Hours of honest communication with h last night and amazing MC appt. today.
I have learned my anger was a reaction, an expression of my pain. A kneejerk response to feeling rejected. I have never allowed myself anger before, I was totally unprepared for the overwhelming emotions. In the past I always just felt hurt, cried, never expected change or compassion.
I learned from the other night. First if I feel anger, stop for a bit, comfort myself until I can sort my emotions, what am I feeling, why?
Speak, express what I feel, give h the chance to express his feelings.
What h learned. How much I need reassurance right now. That he needs to be very open about what he is feeling and thinking and not just withdraw. That it is ok to reach out to me and try to understand my feelings and comfort me. That by withdrawing it only reinforces my feelings of rejection. (this is from him)
He was so open last night. Speaking of how he thinks and feels now vs. how he was thinking in the past. Speaking of realizing that he was blaming me for how he felt, his lonliness and not recognizing or looking at himself and how he was creating it or how he could change it. Looking back at who he was and not liking that man and trying to figure out how to change.
Speaking of his shame and how much it hurts to see the pain he caused me and not being able to express his remorse to me.
He says he feels it but the words just don't form, nothing seems adequate.
He has not had a drink for over 2 months now. He is very happy and proud of that. He says he feels as if he is waking up and confronting himself and who he has been for the first time. Actually allowing himself to feel his emotions and not just push them away, ignore them.
If he can sustain this introspection and sobriety, this openness of emotion, maybe we have a chance.
In myself I must trust my feelings, remind myself that whatever I feel is ok, feelings are never wrong, they just are. I deserve to be treated with respect and if I feel I am not, acknowledge it, deal with it responsibly, do not ignore it and forgive cheaply.
This is my life and I deserve to live it feeling safe and valued.
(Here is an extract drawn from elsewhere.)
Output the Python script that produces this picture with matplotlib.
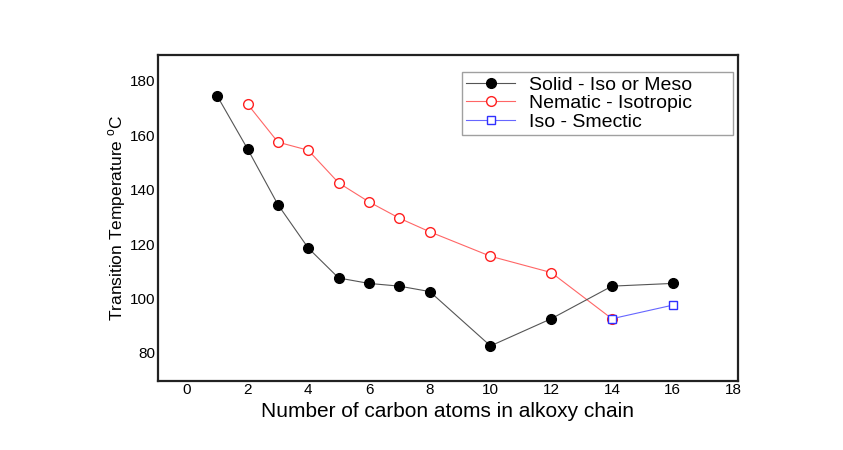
import numpy as np
import matplotlib.pyplot as plt

plt.rcParams['font.family'] = ['Liberation Sans', 'DejaVu Sans']

# carbon atoms in alkoxy chain vs transition temperature (C)
solid_x = [1, 2, 3, 4, 5, 6, 7, 8, 10, 12, 14, 16]
solid_t = [174.5, 155, 134.5, 118.5, 107.5, 105.5, 104.5, 102.5, 82.5, 92.5, 104.5, 105.5]
nem_x = [2, 3, 4, 5, 6, 7, 8, 10, 12, 14]
nem_t = [171.5, 157.5, 154.5, 142.5, 135.5, 129.5, 124.5, 115.5, 109.5, 92.5]
smec_x = [14, 16]
smec_t = [92.5, 97.5]

fig = plt.figure(figsize=(8.43, 4.5), dpi=100)
ax = fig.add_axes([0.1874, 0.154, 0.688, 0.724])

ax.plot(solid_x, solid_t, '-', color='#555555', lw=0.8, marker='o', ms=7,
        mfc='black', mec='black', label='Solid - Iso or Meso', zorder=3)
ax.plot(nem_x, nem_t, '-', color='#ff6666', lw=0.8, marker='o', ms=7,
        mfc='white', mec='#ff2020', mew=1.0, label='Nematic - Isotropic', zorder=2)
ax.plot(smec_x, smec_t, '-', color='#6666ff', lw=0.8, marker='s', ms=6,
        mfc='white', mec='#3030ff', mew=1.0, label='Iso - Smectic', zorder=4)

ax.set_xlim(-0.95, 18.15)
ax.set_ylim(69.7, 189.6)
ax.set_xticks(np.arange(0, 19, 2))
ax.set_yticks(np.arange(80, 181, 20))
ax.tick_params(length=0, labelsize=11, pad=2)
for s in ax.spines.values():
    s.set_linewidth(1.6)
    s.set_color('#222222')

ax.set_xlabel('Number of carbon atoms in alkoxy chain', fontsize=15, labelpad=3)
ax.set_ylabel('Transition Temperature $^{\\mathregular{o}}$C', fontsize=12.5, labelpad=1)

leg = ax.legend(loc='upper left', bbox_to_anchor=(0.524, 0.0, 0.467, 0.9475),
                mode='expand', fontsize=14,
                frameon=True, fancybox=False, borderpad=0.2, labelspacing=0.05,
                handlelength=2.55, handletextpad=0.7, borderaxespad=0)
leg.get_frame().set_edgecolor('#888888')
leg.get_frame().set_linewidth(1.0)

fig.savefig('out.png', dpi=100)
I must respect and value myself first.
This must all seem so crazy, that I allowed myself to be treated so badly for so long. It seems crazy to me now too. How could I not have recognized this? I have to forgive myself for failing me. I failed to protect myself, value myself, see my worth.
This is what I learned, this was all I knew. It was my normal. Why would I expect more when I never even knew it existed? So sad, but so good that now I see, now I know that life doesn't have to be just survival.
Another thought that h shared with me that was important.
He says that he never would have been open to change, that there was nothing that I could have done to reach him, until he hit bottom. He says he feels that only a traumatic event was enough to shock him into examining himself and desiring to make changes. He feels as if his a was his traumatic event. He is shocked that he did this but says that he would have just continued on the same course without it. He says that he is grateful for this chance with me to make it right, to be the man he should be. He told me that he is sad that I have to go through so much pain because of him, that he couldn't have recognized what was wrong in another way.